5 / 5 (1) Jun 05, 2011
I can see that a lot of people in Germany are scared of nuclear power... but if they really wanted to close down the most dangerous sources of energy and replace them with renewables, why not start with coal?

I guess that's a simple answer,
1: Nuclear hysteria: it's in the news; sensationalism is more convincing to the plebs than statistics.
2: Coal related health risks and deaths are not sudden, they kill you over time. It's a lot harder to scare people if they're not in imminent danger that very moment.
3: The coal industry is so tangled in German industry and politics that they probably own enough of parliament to not be in any danger.
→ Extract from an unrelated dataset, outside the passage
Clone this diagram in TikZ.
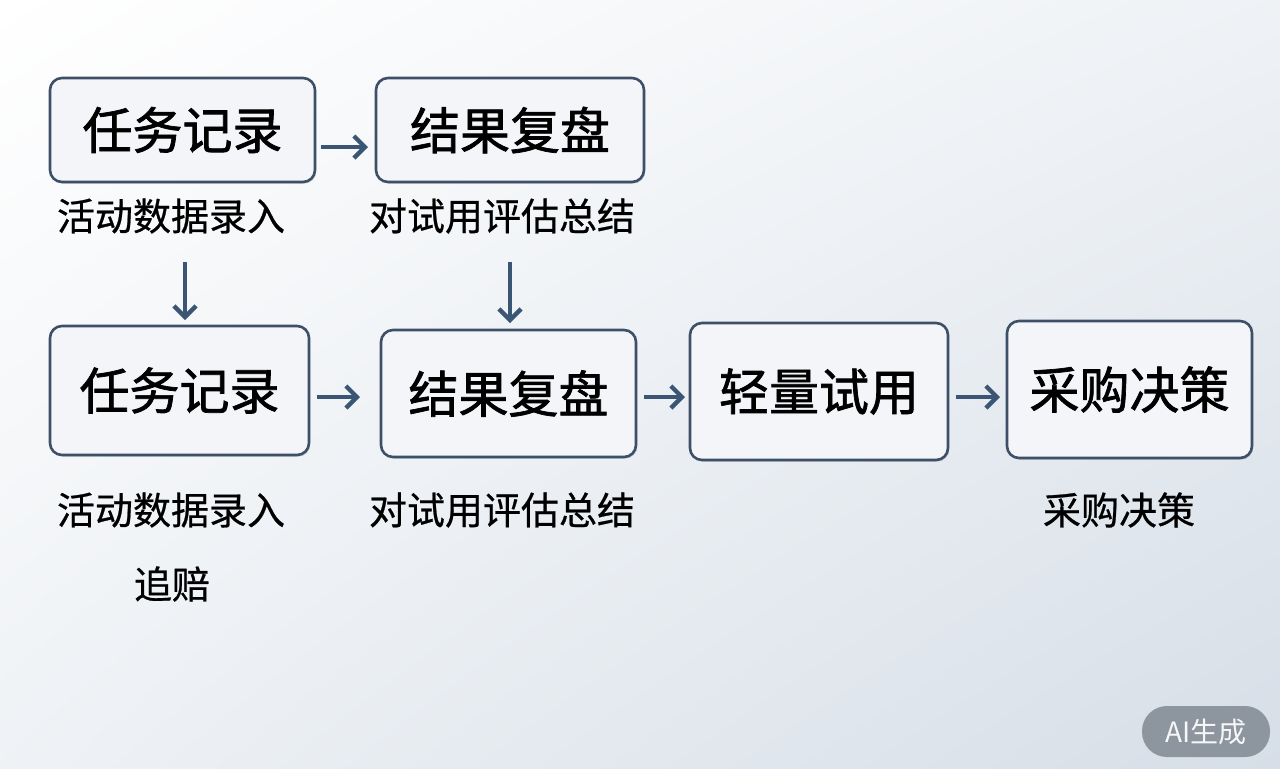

Any heat directed to them is scapegoated away, usually to nuclear.

I understand when people want to replace current sources of energy with renewables, but I really don't get why coal is never in the news, hardly ever protested, and ultimately, never reduced.
5 / 5 (1) Jun 05, 2011
The reason is that while the dangers from coal may be greater in numbers the dangers from nuclear are more permanent.

It's also not a black an white issue: Once nuclear is out of the race then coal will follow - never you fear. Let's just get one of these issues solved at a time.

You also have to take into account germany's history: For deacdes germany was at risk of being ground zero for nuclear war between east and west. Naturally the people would develop an aversion towards anything 'nuclear'.